One nice thing about the Gekkopod design is that you can easily flatten it for transport. There's almost always room for it.

You Kill Me. Gekkopod flattened for travel with smartphone mount.

One reason for that is that the legs are just three inches long. A small Gorillapod has five-inch long legs. Sometimes we missed the extra two inches a Gorillapod provides.

BENDING NOT BREAKING

The Gorillapod uses legs made of interlocking balls to hold whatever shape you give them. The Gekkopod uses a flexible metal covered in silicon. You can bend the legs freely, even twist them. In fact, two of the feet have toes to give you even more configuration options.

So the big question is how many times can you flex a Gekkopod leg before it breaks? Zuckerim answered:

Since we have made Gekkopod we have been testing how many bends it takes to break and we realized that because it is so flexible you almost never bend it in the same exact place over and over again!

In addition when we tried to bend it in a specific place many times in order to test it, it took over 200 bends in the same exact place very quickly heating up that specific area eventually causing a break, but it will never happened unintentionally.

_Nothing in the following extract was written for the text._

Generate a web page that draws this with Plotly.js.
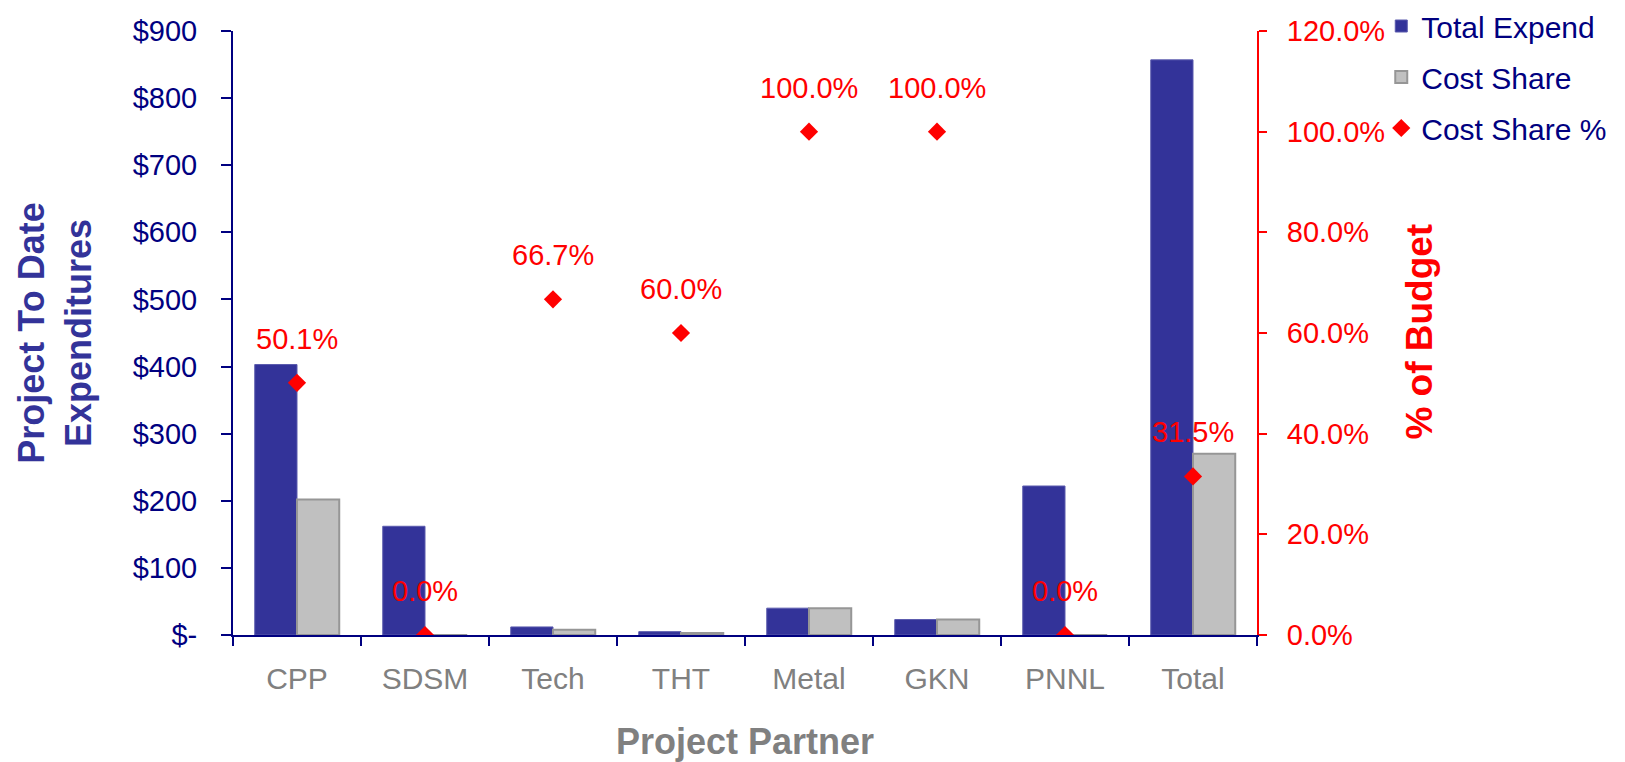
<!DOCTYPE html>
<html>
<head>
<meta charset="utf-8">
<script src="https://cdn.plot.ly/plotly-3.0.1.min.js"></script>
<style>
  html, body { margin: 0; padding: 0; background: #ffffff; }
  #chart { width: 1625px; height: 762px; }
</style>
</head>
<body>
<div id="chart"></div>
<script>
// Project partners along the category axis
const categories = ['CPP', 'SDSM', 'Tech', 'THT', 'Metal', 'GKN', 'PNNL', 'Total'];

// Expenditures to date ($)
const totalExpend = [403, 162, 12, 5, 40, 23, 222, 857];
const costShare = [202, 0, 8, 3, 40, 23, 0, 270];

// Cost share as a percent of budget
const costSharePct = [50.1, 0.0, 66.7, 60.0, 100.0, 100.0, 0.0, 31.5];

// Left axis tick labels
const dollarTickVals = [0, 100, 200, 300, 400, 500, 600, 700, 800, 900];
const dollarTickText = ['$-', '$100', '$200', '$300', '$400', '$500', '$600', '$700', '$800', '$900'];

// Right axis ticks
const pctTickVals = [0, 20, 40, 60, 80, 100, 120];
const pctTickText = pctTickVals.map(v => v.toFixed(1) + '%');

const FONT = 'Liberation Sans, Arial, Helvetica, sans-serif';
const NAVY = '#000080';
const INDIGO = '#333399';
const RED = '#ff0000';
const GRAY = '#808080';

const traces = [
  {
    type: 'bar',
    name: 'Total Expend',
    legendgroup: 'a',
    x: categories,
    y: totalExpend,
    marker: { color: INDIGO, line: { color: '#5a5aad', width: 1 } },
    hoverinfo: 'skip'
  },
  {
    type: 'bar',
    name: 'Cost Share',
    legendgroup: 'b',
    x: categories,
    y: costShare,
    marker: { color: '#c0c0c0', line: { color: '#969696', width: 2 } },
    hoverinfo: 'skip'
  },
  {
    type: 'scatter',
    mode: 'markers',
    name: 'Cost Share %',
    legendgroup: 'c',
    x: categories,
    y: costSharePct,
    yaxis: 'y2',
    marker: { symbol: 'diamond', color: RED, size: 14, line: { width: 0 } },
    hoverinfo: 'skip'
  }
];

// Percent data labels above each diamond
const pctLabels = categories.map((c, i) => ({
  x: c,
  y: costSharePct[i],
  xref: 'x',
  yref: 'y2',
  text: costSharePct[i].toFixed(1) + '%',
  showarrow: false,
  yshift: 44,
  font: { family: FONT, size: 29, color: RED }
}));

// Title of the secondary (percent) axis
const rightAxisTitle = {
  text: '% of Budget',
  xref: 'paper',
  yref: 'paper',
  x: 1.159,
  y: 0.502,
  xanchor: 'center',
  yanchor: 'middle',
  textangle: -90,
  showarrow: false,
  font: { family: FONT, size: 37, color: RED, weight: 'bold' }
};

const layout = {
  width: 1625,
  height: 762,
  autosize: false,
  margin: { l: 233, r: 368, t: 31, b: 127, pad: 0 },
  paper_bgcolor: '#ffffff',
  plot_bgcolor: '#ffffff',
  font: { family: FONT },
  barmode: 'group',
  bargap: 0.34,
  bargroupgap: 0,
  showlegend: true,
  legend: {
    xref: 'container',
    yref: 'paper',
    x: 0.85,
    y: 1.066,
    xanchor: 'left',
    yanchor: 'top',
    bgcolor: 'rgba(0,0,0,0)',
    font: { family: FONT, size: 30, color: NAVY },
    tracegroupgap: 9,
    traceorder: 'grouped'
  },
  xaxis: {
    type: 'category',
    showline: true,
    linecolor: NAVY,
    linewidth: 2,
    ticks: 'outside',
    tickson: 'boundaries',
    ticklen: 9,
    tickwidth: 2,
    tickcolor: NAVY,
    tickfont: { family: FONT, size: 30, color: GRAY },
    ticklabelstandoff: 16,
    showgrid: false,
    zeroline: false,
    fixedrange: true,
    title: {
      text: 'Project Partner',
      font: { family: FONT, size: 36, color: GRAY, weight: 'bold' },
      standoff: 36
    }
  },
  // inside half of the crossing category ticks
  xaxis2: {
    overlaying: 'x',
    anchor: 'y',
    type: 'linear',
    range: [-0.5, 7.5],
    tick0: -0.5,
    dtick: 1,
    ticks: 'inside',
    ticklen: 11,
    tickwidth: 2,
    tickcolor: NAVY,
    showticklabels: false,
    showline: false,
    showgrid: false,
    zeroline: false
  },
  yaxis: {
    range: [0, 900],
    tickvals: dollarTickVals,
    ticktext: dollarTickText,
    showline: true,
    linecolor: NAVY,
    linewidth: 2,
    ticks: 'outside',
    ticklen: 10,
    tickwidth: 2,
    tickcolor: NAVY,
    tickfont: { family: FONT, size: 29, color: NAVY },
    ticklabelstandoff: 18,
    showgrid: false,
    zeroline: false,
    fixedrange: true,
    title: {
      text: 'Project To Date<br>Expenditures',
      font: { family: FONT, size: 36, color: INDIGO, weight: 'bold' },
      standoff: 30
    }
  },
  yaxis2: {
    overlaying: 'y',
    side: 'right',
    anchor: 'x',
    range: [0, 120],
    tickvals: pctTickVals,
    ticktext: pctTickText,
    showline: true,
    linecolor: RED,
    linewidth: 2,
    ticks: 'outside',
    ticklen: 8,
    tickwidth: 2,
    tickcolor: RED,
    tickfont: { family: FONT, size: 29, color: RED },
    ticklabelstandoff: 14,
    showgrid: false,
    zeroline: false,
    fixedrange: true
  },
  // inside half of the crossing value ticks, left side
  yaxis3: {
    overlaying: 'y',
    anchor: 'x',
    side: 'left',
    range: [0, 900],
    tickvals: dollarTickVals,
    ticks: 'inside',
    ticklen: 9,
    tickwidth: 2,
    tickcolor: NAVY,
    showticklabels: false,
    showline: false,
    showgrid: false,
    zeroline: false
  },
  // inside half of the crossing percent ticks, right side
  yaxis4: {
    overlaying: 'y',
    anchor: 'x',
    side: 'right',
    range: [0, 120],
    tickvals: pctTickVals,
    ticks: 'inside',
    ticklen: 9,
    tickwidth: 2,
    tickcolor: RED,
    showticklabels: false,
    showline: false,
    showgrid: false,
    zeroline: false
  },
  annotations: pctLabels.concat([rightAxisTitle])
};

Plotly.newPlot('chart', traces, layout, { displayModeBar: false, staticPlot: true });
</script>
</body>
</html>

We stress tested the Gekkopod, contorted it into extreme shapes and flattening it back to transport it repeatedly and it withstood the abuse. There was no noticeable sign of wear either.

RECOMMENDED ACCESSORY

We don't know how anyone uses a smartphone without a Bluetooth trigger. Zuckerim offers one for $7 and that's a bargain. It lets you set up your smartphone on the Gekkopod and snap the shutter without actually touching the device.

CONCLUSION

We give the Gekkopod three corners for its innovative and compact design. If the legs were a bit longer and the metal a bit less springing so they would stay where you put them and the D-ring inset or covered to prevent scratching, we'd give it four.